### Exercise
Only the lines from the one containing "Give me the Plotly.js source for this chart." through the one containing "DE INTERNET FIJO" belong in the answer; copy them exactly and leave out pictures.

### Figure scripts

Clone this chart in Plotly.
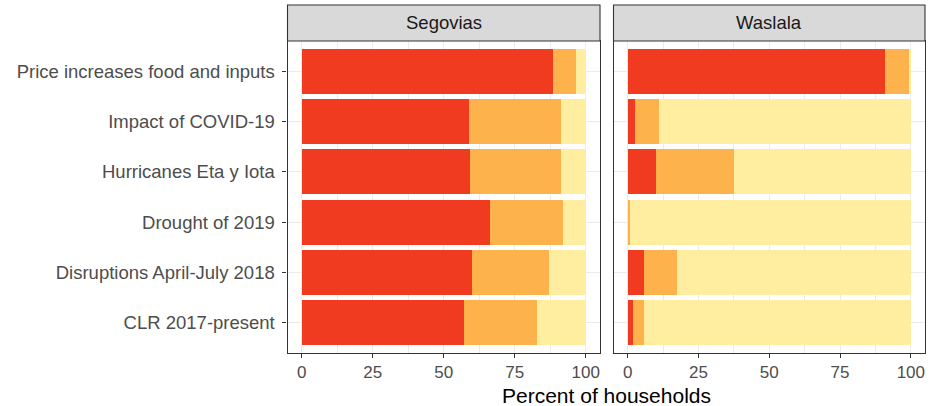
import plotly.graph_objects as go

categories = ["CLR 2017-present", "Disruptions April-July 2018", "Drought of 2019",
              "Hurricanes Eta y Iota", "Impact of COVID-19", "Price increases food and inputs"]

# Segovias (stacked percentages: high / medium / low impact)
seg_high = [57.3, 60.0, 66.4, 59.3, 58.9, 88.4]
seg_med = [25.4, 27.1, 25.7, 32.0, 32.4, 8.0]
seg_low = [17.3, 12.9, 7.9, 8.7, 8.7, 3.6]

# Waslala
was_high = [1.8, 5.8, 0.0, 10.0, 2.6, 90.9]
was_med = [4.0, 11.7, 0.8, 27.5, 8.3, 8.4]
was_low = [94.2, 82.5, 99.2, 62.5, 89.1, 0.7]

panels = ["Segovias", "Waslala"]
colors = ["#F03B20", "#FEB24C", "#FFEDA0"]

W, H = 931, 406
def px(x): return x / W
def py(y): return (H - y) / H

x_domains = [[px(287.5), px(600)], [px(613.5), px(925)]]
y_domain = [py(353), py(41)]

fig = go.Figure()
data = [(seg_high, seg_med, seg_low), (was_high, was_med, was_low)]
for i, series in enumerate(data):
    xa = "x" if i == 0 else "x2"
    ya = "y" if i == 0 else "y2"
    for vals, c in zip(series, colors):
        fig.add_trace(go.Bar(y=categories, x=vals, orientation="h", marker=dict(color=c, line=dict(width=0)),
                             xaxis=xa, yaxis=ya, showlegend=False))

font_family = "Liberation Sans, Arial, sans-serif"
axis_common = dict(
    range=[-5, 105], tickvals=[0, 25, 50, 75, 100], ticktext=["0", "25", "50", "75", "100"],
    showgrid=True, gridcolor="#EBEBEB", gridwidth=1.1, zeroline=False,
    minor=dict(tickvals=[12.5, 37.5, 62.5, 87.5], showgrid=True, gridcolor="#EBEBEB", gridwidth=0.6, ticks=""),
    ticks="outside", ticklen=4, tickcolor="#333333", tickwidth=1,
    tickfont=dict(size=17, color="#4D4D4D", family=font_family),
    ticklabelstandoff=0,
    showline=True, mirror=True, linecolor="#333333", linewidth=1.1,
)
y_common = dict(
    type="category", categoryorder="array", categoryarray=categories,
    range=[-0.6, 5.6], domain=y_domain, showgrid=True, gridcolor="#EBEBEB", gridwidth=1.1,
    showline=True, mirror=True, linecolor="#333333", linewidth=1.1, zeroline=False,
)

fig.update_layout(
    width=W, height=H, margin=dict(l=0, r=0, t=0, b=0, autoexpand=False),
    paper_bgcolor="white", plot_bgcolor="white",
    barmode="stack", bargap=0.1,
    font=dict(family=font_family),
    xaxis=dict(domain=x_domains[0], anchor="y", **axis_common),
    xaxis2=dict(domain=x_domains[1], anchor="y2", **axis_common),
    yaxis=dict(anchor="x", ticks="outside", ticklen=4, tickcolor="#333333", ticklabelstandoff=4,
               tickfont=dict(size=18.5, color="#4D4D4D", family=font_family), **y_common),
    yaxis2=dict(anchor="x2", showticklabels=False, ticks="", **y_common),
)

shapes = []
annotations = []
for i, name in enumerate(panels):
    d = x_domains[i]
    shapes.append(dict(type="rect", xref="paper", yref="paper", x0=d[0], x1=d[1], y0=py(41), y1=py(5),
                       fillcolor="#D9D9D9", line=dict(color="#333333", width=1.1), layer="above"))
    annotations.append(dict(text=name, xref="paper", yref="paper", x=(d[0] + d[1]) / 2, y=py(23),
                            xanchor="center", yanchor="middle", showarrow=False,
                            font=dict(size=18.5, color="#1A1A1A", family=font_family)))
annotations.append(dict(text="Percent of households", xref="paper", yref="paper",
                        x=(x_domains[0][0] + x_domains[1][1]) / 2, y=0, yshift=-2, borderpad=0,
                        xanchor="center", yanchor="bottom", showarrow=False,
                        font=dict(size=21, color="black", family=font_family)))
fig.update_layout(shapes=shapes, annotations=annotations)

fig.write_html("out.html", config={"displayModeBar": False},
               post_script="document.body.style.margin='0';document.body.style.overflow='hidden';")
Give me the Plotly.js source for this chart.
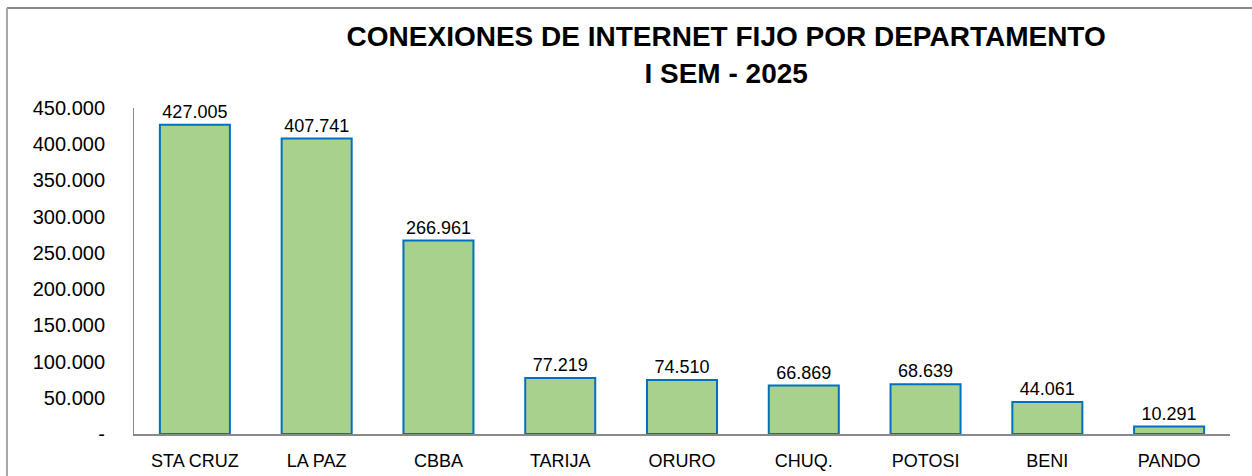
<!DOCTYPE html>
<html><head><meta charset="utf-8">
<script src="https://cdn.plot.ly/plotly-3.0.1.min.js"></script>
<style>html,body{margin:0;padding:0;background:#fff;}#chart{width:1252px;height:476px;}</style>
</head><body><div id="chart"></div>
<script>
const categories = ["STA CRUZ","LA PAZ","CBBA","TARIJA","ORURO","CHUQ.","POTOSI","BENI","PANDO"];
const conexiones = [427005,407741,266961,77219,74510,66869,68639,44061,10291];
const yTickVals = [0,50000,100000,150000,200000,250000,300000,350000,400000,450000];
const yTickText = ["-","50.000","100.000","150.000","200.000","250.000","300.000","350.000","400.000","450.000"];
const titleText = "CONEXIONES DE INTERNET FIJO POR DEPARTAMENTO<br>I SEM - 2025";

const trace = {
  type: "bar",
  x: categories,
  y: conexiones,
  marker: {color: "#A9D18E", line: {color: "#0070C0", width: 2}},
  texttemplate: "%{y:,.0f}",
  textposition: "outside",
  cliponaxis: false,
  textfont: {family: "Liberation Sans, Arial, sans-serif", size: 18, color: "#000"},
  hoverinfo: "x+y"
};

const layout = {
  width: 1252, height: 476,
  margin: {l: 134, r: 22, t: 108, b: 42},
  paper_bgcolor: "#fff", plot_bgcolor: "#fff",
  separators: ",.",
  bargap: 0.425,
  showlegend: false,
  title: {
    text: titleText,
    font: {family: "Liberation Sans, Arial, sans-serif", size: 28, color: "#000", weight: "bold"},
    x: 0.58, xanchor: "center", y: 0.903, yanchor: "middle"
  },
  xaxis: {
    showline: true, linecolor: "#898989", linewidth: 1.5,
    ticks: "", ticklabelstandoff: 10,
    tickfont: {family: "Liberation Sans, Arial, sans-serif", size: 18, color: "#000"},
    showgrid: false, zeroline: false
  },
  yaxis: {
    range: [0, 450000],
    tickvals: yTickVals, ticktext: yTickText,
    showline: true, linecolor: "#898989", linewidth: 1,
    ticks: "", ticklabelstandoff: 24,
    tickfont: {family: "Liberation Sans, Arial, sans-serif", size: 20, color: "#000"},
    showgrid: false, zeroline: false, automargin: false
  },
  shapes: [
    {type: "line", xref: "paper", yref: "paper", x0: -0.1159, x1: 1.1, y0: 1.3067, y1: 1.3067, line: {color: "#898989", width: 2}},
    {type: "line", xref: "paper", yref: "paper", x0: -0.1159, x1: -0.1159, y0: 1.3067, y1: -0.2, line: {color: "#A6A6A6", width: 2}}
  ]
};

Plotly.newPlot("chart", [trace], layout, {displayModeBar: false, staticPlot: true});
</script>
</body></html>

### Response to the exercise
Give me the Plotly.js source for this chart.
<!DOCTYPE html>
<html><head><meta charset="utf-8">
<script src="https://cdn.plot.ly/plotly-3.0.1.min.js"></script>
<style>html,body{margin:0;padding:0;background:#fff;}#chart{width:1252px;height:476px;}</style>
</head><body><div id="chart"></div>
<script>
const categories = ["STA CRUZ","LA PAZ","CBBA","TARIJA","ORURO","CHUQ.","POTOSI","BENI","PANDO"];
const conexiones = [427005,407741,266961,77219,74510,66869,68639,44061,10291];
const yTickVals = [0,50000,100000,150000,200000,250000,300000,350000,400000,450000];
const yTickText = ["-","50.000","100.000","150.000","200.000","250.000","300.000","350.000","400.000","450.000"];
const titleText = "CONEXIONES DE INTERNET FIJO POR DEPARTAMENTO<br>I SEM - 2025";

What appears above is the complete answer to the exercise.